(begin)
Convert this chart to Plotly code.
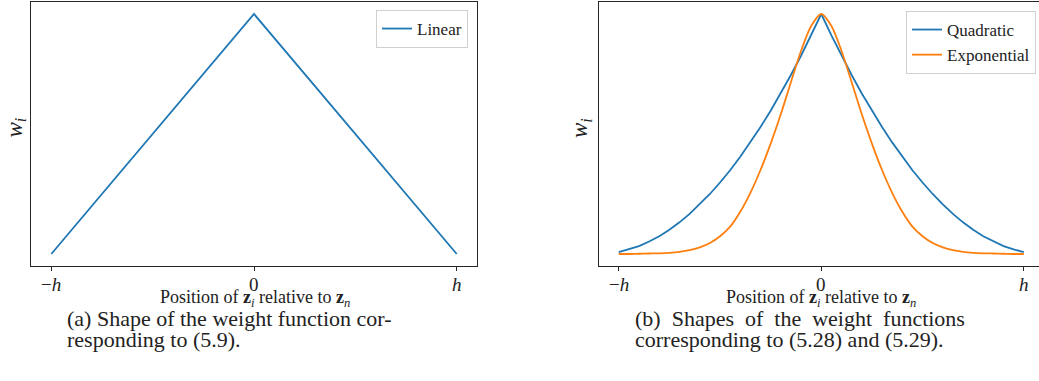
import plotly.graph_objects as go

# Relative position of z_i with respect to z_n (in units of h)
positions = [-1.00, -0.95, -0.90, -0.85, -0.80, -0.75, -0.70, -0.65, -0.60, -0.55,
             -0.50, -0.45, -0.40, -0.35, -0.30, -0.25, -0.20, -0.15, -0.10, -0.05,
             0.00, 0.05, 0.10, 0.15, 0.20, 0.25, 0.30, 0.35, 0.40, 0.45,
             0.50, 0.55, 0.60, 0.65, 0.70, 0.75, 0.80, 0.85, 0.90, 0.95, 1.00]

linear_pos = [-1.0, 0.0, 1.0]
linear_w = [0.0, 1.0, 0.0]

quadratic_w = [0.008, 0.019, 0.033, 0.052, 0.074, 0.101, 0.132, 0.167, 0.207, 0.250,
               0.298, 0.349, 0.405, 0.465, 0.529, 0.597, 0.669, 0.746, 0.826, 0.911,
               1.000,
               0.911, 0.826, 0.746, 0.669, 0.597, 0.529, 0.465, 0.405, 0.349, 0.298,
               0.250, 0.207, 0.167, 0.132, 0.101, 0.074, 0.052, 0.033, 0.019, 0.008]

exponential_w = [0.000, 0.000, 0.001, 0.002, 0.003, 0.005, 0.009, 0.016, 0.028, 0.046,
                 0.074, 0.114, 0.176, 0.255, 0.350, 0.460, 0.582, 0.716, 0.846, 0.950,
                 1.000,
                 0.950, 0.846, 0.716, 0.582, 0.460, 0.350, 0.255, 0.176, 0.114, 0.074,
                 0.046, 0.028, 0.016, 0.009, 0.005, 0.003, 0.002, 0.001, 0.000, 0.000]

tick_vals = [-1, 0, 1]
tick_text = ["\u2212<i>h</i>", "0", "<i>h</i>"]

BLUE = "#1f77b4"
ORANGE = "#ff7f0e"
INK = "#222222"
SERIF = "Liberation Serif, DejaVu Serif, serif"
W, H = 1039, 381


def px(x):
    return x / W


def py(y):
    return 1 - y / H


fig = go.Figure()

fig.add_trace(go.Scatter(x=linear_pos, y=linear_w, mode="lines", name="Linear",
                         line=dict(color=BLUE, width=1.8),
                         xaxis="x", yaxis="y", legend="legend"))
fig.add_trace(go.Scatter(x=positions, y=quadratic_w, mode="lines", name="Quadratic",
                         line=dict(color=BLUE, width=1.8),
                         xaxis="x2", yaxis="y2", legend="legend2"))
fig.add_trace(go.Scatter(x=positions, y=exponential_w, mode="lines", name="Exponential",
                         line=dict(color=ORANGE, width=1.8, shape="spline", smoothing=0.8),
                         xaxis="x2", yaxis="y2", legend="legend2"))

axis_common = dict(showline=True, linecolor="#262626", linewidth=1.2, mirror=True,
                   showgrid=False, zeroline=False)

xaxis_common = dict(axis_common, tickmode="array", tickvals=tick_vals,
                    ticks="outside", ticklen=4, tickwidth=1, tickcolor="#262626",
                    showticklabels=False)
yaxis_common = dict(axis_common, showticklabels=False, ticks="", range=[-0.05, 1.05])

legend_common = dict(xanchor="right", yanchor="top",
                     bgcolor="white", bordercolor="#d0d0d0", borderwidth=1,
                     font=dict(family=SERIF, size=17, color=INK),
                     tracegroupgap=0, itemwidth=30)

fig.update_layout(
    width=W, height=H, autosize=False,
    margin=dict(l=0, r=0, t=0, b=0),
    paper_bgcolor="white", plot_bgcolor="white",
    xaxis=dict(xaxis_common, domain=[px(31), px(477)], range=[-1.1, 1.1], anchor="y"),
    yaxis=dict(yaxis_common, domain=[py(266), py(2)], anchor="x"),
    xaxis2=dict(xaxis_common, domain=[px(598.5), 1.0], range=[-1.1, 1.075], anchor="y2"),
    yaxis2=dict(yaxis_common, domain=[py(266), py(2)], anchor="x2"),
    legend=dict(legend_common, x=px(468), y=py(10)),
    legend2=dict(legend_common, x=px(1036), y=py(11)),
    showlegend=True,
)

annotations = []
# tick labels under each x axis
for xref in ("x", "x2"):
    for val, label in zip(tick_vals, tick_text):
        annotations.append(dict(x=val, y=py(284), xref=xref, yref="paper",
                                text=label, showarrow=False,
                                font=dict(family=SERIF, size=19, color=INK),
                                xanchor="center", yanchor="middle"))
# y-axis labels
for xpos, ypos in ((15.5, 128), (581, 128)):
    annotations.append(dict(x=px(xpos), y=py(ypos), xref="paper", yref="paper",
                            text="<i>w</i><sub><i>i</i></sub>", showarrow=False,
                            textangle=-90, font=dict(family=SERIF, size=23, color=INK),
                            xanchor="center", yanchor="middle"))
# x-axis labels
for xpos in (255, 821):
    annotations.append(dict(x=px(xpos), y=py(298), xref="paper", yref="paper",
                            text="Position of <b>z</b><sub><i>i</i></sub> relative to <b>z</b><sub><i>n</i></sub>",
                            showarrow=False, font=dict(family=SERIF, size=18, color=INK),
                            xanchor="center", yanchor="middle"))
# sub-figure captions
captions = [
    (65, 318, "(a) Shape of the weight function cor-"),
    (65, 339, "responding to (5.9)."),
    (633, 318, "(b)&nbsp;&nbsp;Shapes&nbsp;&nbsp;of&nbsp;&nbsp;the&nbsp;&nbsp;weight&nbsp;&nbsp;functions"),
    (633, 339, "corresponding to (5.28) and (5.29)."),
]
for xpos, ypos, txt in captions:
    annotations.append(dict(x=px(xpos), y=py(ypos), xref="paper", yref="paper",
                            text=txt, showarrow=False,
                            font=dict(family=SERIF, size=22, color=INK),
                            xanchor="left", yanchor="middle"))

fig.update_layout(annotations=annotations)

fig.write_html("out.html")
(end)
> [Written task] Write out an exact copy of the listing, first line through the line containing "showgrid=False, zeroline=False)", with the pictures left out.

> [Answer to this task]
Convert this chart to Plotly code.
import plotly.graph_objects as go

# Relative position of z_i with respect to z_n (in units of h)
positions = [-1.00, -0.95, -0.90, -0.85, -0.80, -0.75, -0.70, -0.65, -0.60, -0.55,
             -0.50, -0.45, -0.40, -0.35, -0.30, -0.25, -0.20, -0.15, -0.10, -0.05,
             0.00, 0.05, 0.10, 0.15, 0.20, 0.25, 0.30, 0.35, 0.40, 0.45,
             0.50, 0.55, 0.60, 0.65, 0.70, 0.75, 0.80, 0.85, 0.90, 0.95, 1.00]

linear_pos = [-1.0, 0.0, 1.0]
linear_w = [0.0, 1.0, 0.0]

quadratic_w = [0.008, 0.019, 0.033, 0.052, 0.074, 0.101, 0.132, 0.167, 0.207, 0.250,
               0.298, 0.349, 0.405, 0.465, 0.529, 0.597, 0.669, 0.746, 0.826, 0.911,
               1.000,
               0.911, 0.826, 0.746, 0.669, 0.597, 0.529, 0.465, 0.405, 0.349, 0.298,
               0.250, 0.207, 0.167, 0.132, 0.101, 0.074, 0.052, 0.033, 0.019, 0.008]

exponential_w = [0.000, 0.000, 0.001, 0.002, 0.003, 0.005, 0.009, 0.016, 0.028, 0.046,
                 0.074, 0.114, 0.176, 0.255, 0.350, 0.460, 0.582, 0.716, 0.846, 0.950,
                 1.000,
                 0.950, 0.846, 0.716, 0.582, 0.460, 0.350, 0.255, 0.176, 0.114, 0.074,
                 0.046, 0.028, 0.016, 0.009, 0.005, 0.003, 0.002, 0.001, 0.000, 0.000]

tick_vals = [-1, 0, 1]
tick_text = ["\u2212<i>h</i>", "0", "<i>h</i>"]

BLUE = "#1f77b4"
ORANGE = "#ff7f0e"
INK = "#222222"
SERIF = "Liberation Serif, DejaVu Serif, serif"
W, H = 1039, 381


def px(x):
    return x / W


def py(y):
    return 1 - y / H


fig = go.Figure()

fig.add_trace(go.Scatter(x=linear_pos, y=linear_w, mode="lines", name="Linear",
                         line=dict(color=BLUE, width=1.8),
                         xaxis="x", yaxis="y", legend="legend"))
fig.add_trace(go.Scatter(x=positions, y=quadratic_w, mode="lines", name="Quadratic",
                         line=dict(color=BLUE, width=1.8),
                         xaxis="x2", yaxis="y2", legend="legend2"))
fig.add_trace(go.Scatter(x=positions, y=exponential_w, mode="lines", name="Exponential",
                         line=dict(color=ORANGE, width=1.8, shape="spline", smoothing=0.8),
                         xaxis="x2", yaxis="y2", legend="legend2"))

axis_common = dict(showline=True, linecolor="#262626", linewidth=1.2, mirror=True,
                   showgrid=False, zeroline=False)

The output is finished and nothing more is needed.